» **What is needed**
Output the material beneath this task exactly, images excluded.
»»
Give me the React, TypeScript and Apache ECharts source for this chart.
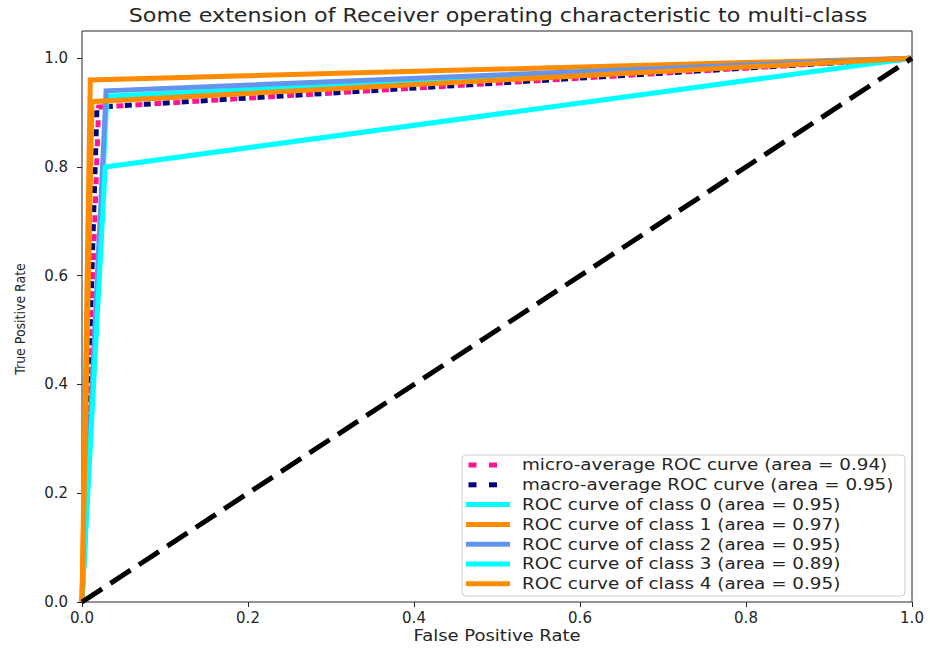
import React, { useEffect, useRef } from "react";
import * as echarts from "echarts";

// Chart texts
const TITLE = "Some extension of Receiver operating characteristic to multi-class";
const X_NAME = "False Positive Rate";
const Y_NAME = "True Positive Rate";
const AXIS_TICKS = [0, 0.2, 0.4, 0.6, 0.8, 1.0];

// ROC curve points (false positive rate / true positive rate)
const microFpr = [0, 0.02, 1];
const microTpr = [0, 0.91, 1];
const macroFpr = [0, 0.018, 1];
const macroTpr = [0, 0.91, 1];
const class0Fpr = [0, 0.03, 1];
const class0Tpr = [0, 0.93, 1];
const class1Fpr = [0, 0.01, 1];
const class1Tpr = [0, 0.96, 1];
const class2Fpr = [0, 0.029, 1];
const class2Tpr = [0, 0.94, 1];
const class3Fpr = [0, 0.028, 1];
const class3Tpr = [0, 0.8, 1];
const class4Fpr = [0, 0.012, 1];
const class4Tpr = [0, 0.92, 1];
const chanceFpr = [0, 1];
const chanceTpr = [0, 1];

// Area under each curve, as printed in the legend
const microAuc = 0.94;
const macroAuc = 0.95;
const classAucs = [0.95, 0.97, 0.95, 0.89, 0.95];

const FONT = "DejaVu Sans";
const TEXT_COLOR = "#262626";

const zip = (xs: number[], ys: number[]) => xs.map((x, i) => [x, ys[i]]);

type Curve = {
  name: string;
  fpr: number[];
  tpr: number[];
  color: string;
  dotted: boolean;
  dashOffset?: number;
};

const curves: Curve[] = [
  {
    name: `micro-average ROC curve (area = ${microAuc.toFixed(2)})`,
    fpr: microFpr,
    tpr: microTpr,
    color: "#ff1493",
    dotted: true,
  },
  {
    name: `macro-average ROC curve (area = ${macroAuc.toFixed(2)})`,
    fpr: macroFpr,
    tpr: macroTpr,
    color: "#000080",
    dotted: true,
    dashOffset: 9,
  },
  ...[
    [class0Fpr, class0Tpr, "#00ffff"],
    [class1Fpr, class1Tpr, "#ff8c00"],
    [class2Fpr, class2Tpr, "#6495ed"],
    [class3Fpr, class3Tpr, "#00ffff"],
    [class4Fpr, class4Tpr, "#ff8c00"],
  ].map(([f, t, c], i) => ({
    name: `ROC curve of class ${i} (area = ${classAucs[i].toFixed(2)})`,
    fpr: f as number[],
    tpr: t as number[],
    color: c as string,
    dotted: false,
  })),
];

function buildLegend() {
  const boxX = 462;
  const boxY = 455;
  const rowTop = 465;
  const rowStep = 19.8;
  const children: any[] = [
    {
      type: "rect",
      shape: { x: boxX, y: boxY, width: 443, height: 141, r: 4 },
      style: { fill: "rgba(255,255,255,0.85)", stroke: "#cccccc", lineWidth: 1 },
    },
  ];
  curves.forEach((c, i) => {
    const cy = rowTop + i * rowStep;
    if (c.dotted) {
      [468.5, 489].forEach((dx) =>
        children.push({
          type: "rect",
          shape: { x: dx, y: cy - 2.5, width: 8, height: 5 },
          style: { fill: c.color },
        })
      );
    } else {
      children.push({
        type: "rect",
        shape: { x: 466, y: cy - 2.5, width: 44, height: 5 },
        style: { fill: c.color },
      });
    }
    children.push({
      type: "text",
      x: 522,
      y: cy,
      scaleX: 1.2,
      style: {
        text: c.name,
        fill: TEXT_COLOR,
        font: `15.3px "${FONT}"`,
        textAlign: "left",
        textVerticalAlign: "middle",
      },
    });
  });
  return { type: "group", z: 100, children };
}

export default function App() {
  const ref = useRef<HTMLDivElement>(null);

  useEffect(() => {
    if (!ref.current) return;
    const chart = echarts.init(ref.current, null, { renderer: "svg" });

    const lineSeries: any[] = curves.map((c) => ({
      type: "line",
      name: c.name,
      data: zip(c.fpr, c.tpr),
      symbol: "none",
      silent: true,
      lineStyle: {
        color: c.color,
        width: 5,
        type: c.dotted ? [7, 12] : "solid",
        dashOffset: c.dashOffset ?? 0,
        cap: "butt",
        join: "miter",
      },
    }));
    lineSeries.push({
      type: "line",
      name: "chance",
      data: zip(chanceFpr, chanceTpr),
      symbol: "none",
      silent: true,
      lineStyle: { color: "#000000", width: 5, type: [24, 10], cap: "butt" },
    });

    const tickFmt = (v: number) =>
      Math.abs(v * 5 - Math.round(v * 5)) < 1e-6 ? v.toFixed(1) : "";

    chart.setOption({
      animation: false,
      backgroundColor: "#ffffff",
      grid: {
        left: 82,
        right: 18,
        top: 31,
        bottom: 46,
        show: true,
        borderColor: "#262626",
        borderWidth: 1,
        backgroundColor: "#ffffff",
      },
      xAxis: {
        type: "value",
        min: 0,
        max: 1,
        interval: 0.2,
        axisLine: { show: false },
        splitLine: { show: false },
        axisTick: {
          show: true,
          inside: false,
          length: 5,
          customValues: AXIS_TICKS,
          lineStyle: { color: "#262626", width: 1 },
        },
        axisLabel: {
          customValues: AXIS_TICKS,
          formatter: tickFmt,
          margin: 8,
          color: TEXT_COLOR,
          fontFamily: FONT,
          fontSize: 15,
        },
      },
      yAxis: {
        type: "value",
        min: 0,
        max: 1.05,
        interval: 0.2,
        axisLine: { show: false },
        splitLine: { show: false },
        axisTick: {
          show: true,
          inside: false,
          length: 5,
          customValues: AXIS_TICKS,
          lineStyle: { color: "#262626", width: 1 },
        },
        axisLabel: {
          customValues: AXIS_TICKS,
          formatter: tickFmt,
          margin: 14,
          color: TEXT_COLOR,
          fontFamily: FONT,
          fontSize: 15,
        },
      },
      series: lineSeries,
      graphic: [
        {
          type: "text",
          x: 498,
          y: 16,
          scaleX: 1.17,
          style: {
            text: TITLE,
            fill: TEXT_COLOR,
            font: `19px "${FONT}"`,
            textAlign: "center",
            textVerticalAlign: "middle",
          },
        },
        {
          type: "text",
          x: 497,
          y: 636,
          scaleX: 1.2,
          style: {
            text: X_NAME,
            fill: TEXT_COLOR,
            font: `15px "${FONT}"`,
            textAlign: "center",
            textVerticalAlign: "middle",
          },
        },
        {
          type: "text",
          x: 20,
          y: 319,
          rotation: Math.PI / 2,
          scaleX: 0.93,
          style: {
            text: Y_NAME,
            fill: TEXT_COLOR,
            font: `13.5px "${FONT}"`,
            textAlign: "center",
            textVerticalAlign: "middle",
          },
        },
        buildLegend(),
      ],
    });

    return () => chart.dispose();
  }, []);

  return (
    <div
      ref={ref}
      style={{ position: "fixed", left: 0, top: 0, width: 930, height: 648 }}
    />
  );
}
««
» **Output of the task**
Give me the React, TypeScript and Apache ECharts source for this chart.
import React, { useEffect, useRef } from "react";
import * as echarts from "echarts";

// Chart texts
const TITLE = "Some extension of Receiver operating characteristic to multi-class";
const X_NAME = "False Positive Rate";
const Y_NAME = "True Positive Rate";
const AXIS_TICKS = [0, 0.2, 0.4, 0.6, 0.8, 1.0];

// ROC curve points (false positive rate / true positive rate)
const microFpr = [0, 0.02, 1];
const microTpr = [0, 0.91, 1];
const macroFpr = [0, 0.018, 1];
const macroTpr = [0, 0.91, 1];
const class0Fpr = [0, 0.03, 1];
const class0Tpr = [0, 0.93, 1];
const class1Fpr = [0, 0.01, 1];
const class1Tpr = [0, 0.96, 1];
const class2Fpr = [0, 0.029, 1];
const class2Tpr = [0, 0.94, 1];
const class3Fpr = [0, 0.028, 1];
const class3Tpr = [0, 0.8, 1];
const class4Fpr = [0, 0.012, 1];
const class4Tpr = [0, 0.92, 1];
const chanceFpr = [0, 1];
const chanceTpr = [0, 1];

// Area under each curve, as printed in the legend
const microAuc = 0.94;
const macroAuc = 0.95;
const classAucs = [0.95, 0.97, 0.95, 0.89, 0.95];

const FONT = "DejaVu Sans";
const TEXT_COLOR = "#262626";

const zip = (xs: number[], ys: number[]) => xs.map((x, i) => [x, ys[i]]);

type Curve = {
  name: string;
  fpr: number[];
  tpr: number[];
  color: string;
  dotted: boolean;
  dashOffset?: number;
};

const curves: Curve[] = [
  {
    name: `micro-average ROC curve (area = ${microAuc.toFixed(2)})`,
    fpr: microFpr,
    tpr: microTpr,
    color: "#ff1493",
    dotted: true,
  },
  {
    name: `macro-average ROC curve (area = ${macroAuc.toFixed(2)})`,
    fpr: macroFpr,
    tpr: macroTpr,
    color: "#000080",
    dotted: true,
    dashOffset: 9,
  },
  ...[
    [class0Fpr, class0Tpr, "#00ffff"],
    [class1Fpr, class1Tpr, "#ff8c00"],
    [class2Fpr, class2Tpr, "#6495ed"],
    [class3Fpr, class3Tpr, "#00ffff"],
    [class4Fpr, class4Tpr, "#ff8c00"],
  ].map(([f, t, c], i) => ({
    name: `ROC curve of class ${i} (area = ${classAucs[i].toFixed(2)})`,
    fpr: f as number[],
    tpr: t as number[],
    color: c as string,
    dotted: false,
  })),
];

function buildLegend() {
  const boxX = 462;
  const boxY = 455;
  const rowTop = 465;
  const rowStep = 19.8;
  const children: any[] = [
    {
      type: "rect",
      shape: { x: boxX, y: boxY, width: 443, height: 141, r: 4 },
      style: { fill: "rgba(255,255,255,0.85)", stroke: "#cccccc", lineWidth: 1 },
    },
  ];
  curves.forEach((c, i) => {
    const cy = rowTop + i * rowStep;
    if (c.dotted) {
      [468.5, 489].forEach((dx) =>
        children.push({
          type: "rect",
          shape: { x: dx, y: cy - 2.5, width: 8, height: 5 },
          style: { fill: c.color },
        })
      );
    } else {
      children.push({
        type: "rect",
        shape: { x: 466, y: cy - 2.5, width: 44, height: 5 },
        style: { fill: c.color },
      });
    }
    children.push({
      type: "text",
      x: 522,
      y: cy,
      scaleX: 1.2,
      style: {
        text: c.name,
        fill: TEXT_COLOR,
        font: `15.3px "${FONT}"`,
        textAlign: "left",
        textVerticalAlign: "middle",
      },
    });
  });
  return { type: "group", z: 100, children };
}

export default function App() {
  const ref = useRef<HTMLDivElement>(null);

  useEffect(() => {
    if (!ref.current) return;
    const chart = echarts.init(ref.current, null, { renderer: "svg" });

    const lineSeries: any[] = curves.map((c) => ({
      type: "line",
      name: c.name,
      data: zip(c.fpr, c.tpr),
      symbol: "none",
      silent: true,
      lineStyle: {
        color: c.color,
        width: 5,
        type: c.dotted ? [7, 12] : "solid",
        dashOffset: c.dashOffset ?? 0,
        cap: "butt",
        join: "miter",
      },
    }));
    lineSeries.push({
      type: "line",
      name: "chance",
      data: zip(chanceFpr, chanceTpr),
      symbol: "none",
      silent: true,
      lineStyle: { color: "#000000", width: 5, type: [24, 10], cap: "butt" },
    });

    const tickFmt = (v: number) =>
      Math.abs(v * 5 - Math.round(v * 5)) < 1e-6 ? v.toFixed(1) : "";

    chart.setOption({
      animation: false,
      backgroundColor: "#ffffff",
      grid: {
        left: 82,
        right: 18,
        top: 31,
        bottom: 46,
        show: true,
        borderColor: "#262626",
        borderWidth: 1,
        backgroundColor: "#ffffff",
      },
      xAxis: {
        type: "value",
        min: 0,
        max: 1,
        interval: 0.2,
        axisLine: { show: false },
        splitLine: { show: false },
        axisTick: {
          show: true,
          inside: false,
          length: 5,
          customValues: AXIS_TICKS,
          lineStyle: { color: "#262626", width: 1 },
        },
        axisLabel: {
          customValues: AXIS_TICKS,
          formatter: tickFmt,
          margin: 8,
          color: TEXT_COLOR,
          fontFamily: FONT,
          fontSize: 15,
        },
      },
      yAxis: {
        type: "value",
        min: 0,
        max: 1.05,
        interval: 0.2,
        axisLine: { show: false },
        splitLine: { show: false },
        axisTick: {
          show: true,
          inside: false,
          length: 5,
          customValues: AXIS_TICKS,
          lineStyle: { color: "#262626", width: 1 },
        },
        axisLabel: {
          customValues: AXIS_TICKS,
          formatter: tickFmt,
          margin: 14,
          color: TEXT_COLOR,
          fontFamily: FONT,
          fontSize: 15,
        },
      },
      series: lineSeries,
      graphic: [
        {
          type: "text",
          x: 498,
          y: 16,
          scaleX: 1.17,
          style: {
            text: TITLE,
            fill: TEXT_COLOR,
            font: `19px "${FONT}"`,
            textAlign: "center",
            textVerticalAlign: "middle",
          },
        },
        {
          type: "text",
          x: 497,
          y: 636,
          scaleX: 1.2,
          style: {
            text: X_NAME,
            fill: TEXT_COLOR,
            font: `15px "${FONT}"`,
            textAlign: "center",
            textVerticalAlign: "middle",
          },
        },
        {
          type: "text",
          x: 20,
          y: 319,
          rotation: Math.PI / 2,
          scaleX: 0.93,
          style: {
            text: Y_NAME,
            fill: TEXT_COLOR,
            font: `13.5px "${FONT}"`,
            textAlign: "center",
            textVerticalAlign: "middle",
          },
        },
        buildLegend(),
      ],
    });

    return () => chart.dispose();
  }, []);

  return (
    <div
      ref={ref}
      style={{ position: "fixed", left: 0, top: 0, width: 930, height: 648 }}
    />
  );
}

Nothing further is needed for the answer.